The shutdown “pushes further into the future the time we can get a real assessment of where the economy is,” Boston Fed President Eric Rosengren said this week in a speech in Burlington, Vermont. “It is going to be much harder to get a gauge of what’s happening in the economy if we don’t have” statistics produced by agencies that are closed, he said.
An alternative date hasn’t been set for release of the September jobs report, the Labor Department said in a statement yesterday. The report, typically released on the first Friday of each month, includes the unemployment rate and data on payroll employment.
A longer shutdown could also delay the release of the jobs report for October, as government workers normally assigned to collect that data in the middle of the month wouldn’t be on duty, creating a “domino effect,” said Jonathan Basile, an economist at Credit Suisse in New York.
On the other hand, a quick end to the shutdown may give central bankers access to delayed data in time for their next meeting in October, San Francisco Fed President John Williams said yesterday. The costs from lack of data would become “far more acute” if the closing persists for months, he said.
The shutdown will trim economic growth as some 800,000 civilian workers deemed non-essential are furloughed, and it is having a ripple effect on federal contractors including Hartford, Connecticut-based United Technologies Corp.
The company’s Sikorsky Aircraft business slowed production of Black Hawk helicopters after Pentagon inspectors were furloughed, Gregory Hayes, the company’s chief financial officer, said Oct. 1 at a meeting with analysts and investors in Monterrey, Mexico. The inspectors are required to do reviews of the choppers as they’re being manufactured, Hayes said.
The Fed’s Williams estimated a two-week shutdown would trim economic growth by 0.25 percentage point in the fourth quarter. A week-long closing would probably shave 0.1 point from growth, according to the median estimate of 40 economists in a Bloomberg survey this week. The economy expanded at a 2.5 percent annualized rate in the second quarter.
The U.S. Commerce Department has suspended the release of economic data provided by its agencies. Reports on subjects from construction spending to factory orders are all issued by agencies within the department.
Private reports are still being published. Among them is the Tempe, Arizona-based Institute for Supply Management’s non-manufacturing Index, which yesterday showed that service industries in August expanded at a slower pace than forecast by economists.
U.S. stocks fell yesterday after the ISM gauge and on concern the government shutdown would hurt economic growth.
The Standard & Poor’s 500 Index fell 0.9 percent to 1,678.66 at 4 p.m. in New York, trimming a loss of as much as 1.4 percent. Ten-year Treasury yields decreased one basis point to 2.61 percent after rising three points earlier.
Measures of wholesale and business inventories, retail sales and international trade are scheduled to be released next week and also could be delayed if the shutdown continues. The three reports are used to compute gross domestic product.
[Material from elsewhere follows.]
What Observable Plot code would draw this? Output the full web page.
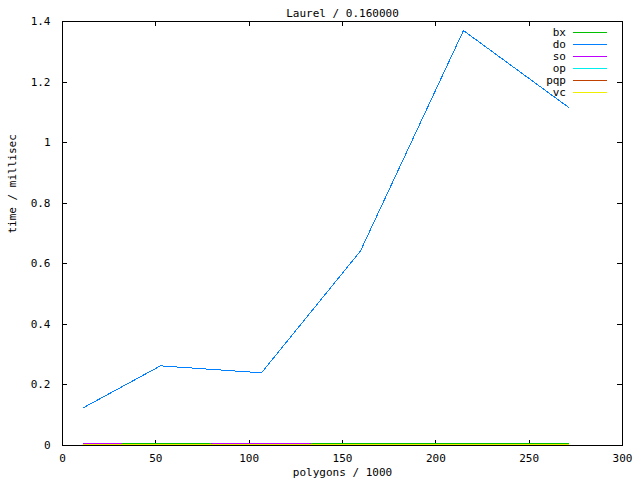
<!DOCTYPE html>
<html>
<head>
<meta charset="utf-8">
<script src="https://cdn.jsdelivr.net/npm/d3@7"></script>
<script src="https://cdn.jsdelivr.net/npm/@observablehq/plot@0.6"></script>
<style>
  body { margin: 0; background: #fff; }
</style>
</head>
<body>
<div id="wrap"></div>
<script>
const title = "Laurel / 0.160000";
const xLabel = "polygons / 1000";
const yLabel = "time / millisec";
const polygons = [11.25, 52.5, 106.6, 159.6, 214.8, 271];
const seriesNames = ["bx", "do", "so", "op", "pqp", "vc"];
const seriesColors = ["#00c000", "#0080ff", "#c000ff", "#00eeee", "#c04000", "#eeee00"];
const bx  = [0.0066, 0.0066, 0.0066, 0.0066, 0.0066, 0.0066];
const dO  = [0.125, 0.263, 0.240, 0.642, 1.370, 1.117];
const so  = [0.0066, 0.0033, 0.0066, 0.0033, 0.0033, 0.0033];
const op  = [0.0033, 0.0033, 0.0033, 0.0033, 0.0033, 0.0033];
const pqp = [0.0033, 0.0033, 0.0033, 0.0033, 0.0033, 0.0033];
const vc  = [0.0033, 0.0033, 0.0033, 0.0033, 0.0033, 0.0033];
const xTicks = [0, 50, 100, 150, 200, 250, 300];
const yTicks = [0, 0.2, 0.4, 0.6, 0.8, 1, 1.2, 1.4];

const values = [bx, dO, so, op, pqp, vc];
const rows = [];
seriesNames.forEach((s, i) => polygons.forEach((p, j) => rows.push({series: s, x: p, y: values[i][j]})));

const font = '"DejaVu Sans Mono", monospace';
const chart = Plot.plot({
  width: 640, height: 480,
  marginLeft: 62, marginRight: 18, marginTop: 21, marginBottom: 35,
  style: {fontFamily: font, fontSize: "11px", color: "#000", background: "#fff"},
  x: {domain: [0, 300], ticks: xTicks, label: null},
  y: {domain: [0, 1.4], ticks: yTicks, label: null, tickFormat: d => String(+d.toFixed(1))},
  color: {domain: seriesNames, range: seriesColors},
  marks: [
    Plot.axisX(xTicks, {tickSize: 0, tickPadding: 9, fontSize: 11}),
    Plot.axisY(yTicks, {tickSize: 0, tickPadding: 12, fontSize: 11, tickFormat: d => String(+d.toFixed(1))}),
    Plot.ruleX(xTicks.slice(1, -1), {insetTop: 419, stroke: "#000", shapeRendering: "crispEdges"}),
    Plot.ruleX(xTicks.slice(1, -1), {insetBottom: 419, stroke: "#000", shapeRendering: "crispEdges"}),
    Plot.ruleY(yTicks.slice(1, -1), {insetRight: 555, stroke: "#000", shapeRendering: "crispEdges"}),
    Plot.ruleY(yTicks.slice(1, -1), {insetLeft: 555, stroke: "#000", shapeRendering: "crispEdges"}),
    Plot.frame({stroke: "#000", shapeRendering: "crispEdges"}),
    ...seriesNames.map(s => Plot.line(rows.filter(r => r.series === s), {x: "x", y: "y", stroke: "series", strokeWidth: 1, shapeRendering: "crispEdges"})),
    Plot.text([title], {frameAnchor: "top", dy: -12, fontSize: 11}),
    Plot.text([xLabel], {frameAnchor: "bottom", dy: 30, fontSize: 11}),
    Plot.text([yLabel], {frameAnchor: "left", dx: -50, rotate: -90, fontSize: 11})
  ]
});
document.getElementById("wrap").appendChild(chart);

// key (top right, gnuplot style)
const svg = d3.select(chart.tagName.toLowerCase() === "svg" ? chart : chart.querySelector("svg"));
const key = svg.append("g").attr("font-family", font).attr("font-size", 11);
seriesNames.forEach((s, i) => {
  const yc = 32 + 12 * i;
  key.append("text").attr("x", 566).attr("y", yc).attr("dy", "0.35em")
    .attr("text-anchor", "end").attr("fill", "#000").text(s);
  key.append("line").attr("x1", 573).attr("x2", 607).attr("y1", yc + 0.5).attr("y2", yc + 0.5)
    .attr("stroke", seriesColors[i]).attr("stroke-width", 1).attr("shape-rendering", "crispEdges");
});
</script>
</body>
</html>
“Clearly it means a much more opaque situation and probably on the margin means a more cautious Fed,” said Michael Hanson, a former Fed economist who is now senior U.S. economist for Bank of America Corp. in New York.
Bank of America economists are forecasting a December start to the Fed’s reduction in monthly asset purchases. The team will re-assess that projection this week as budget negotiations develop in Washington, Hanson said.
“All else being equal, the longer this drags on, the more likely it is we don’t get tapering this year,” he said.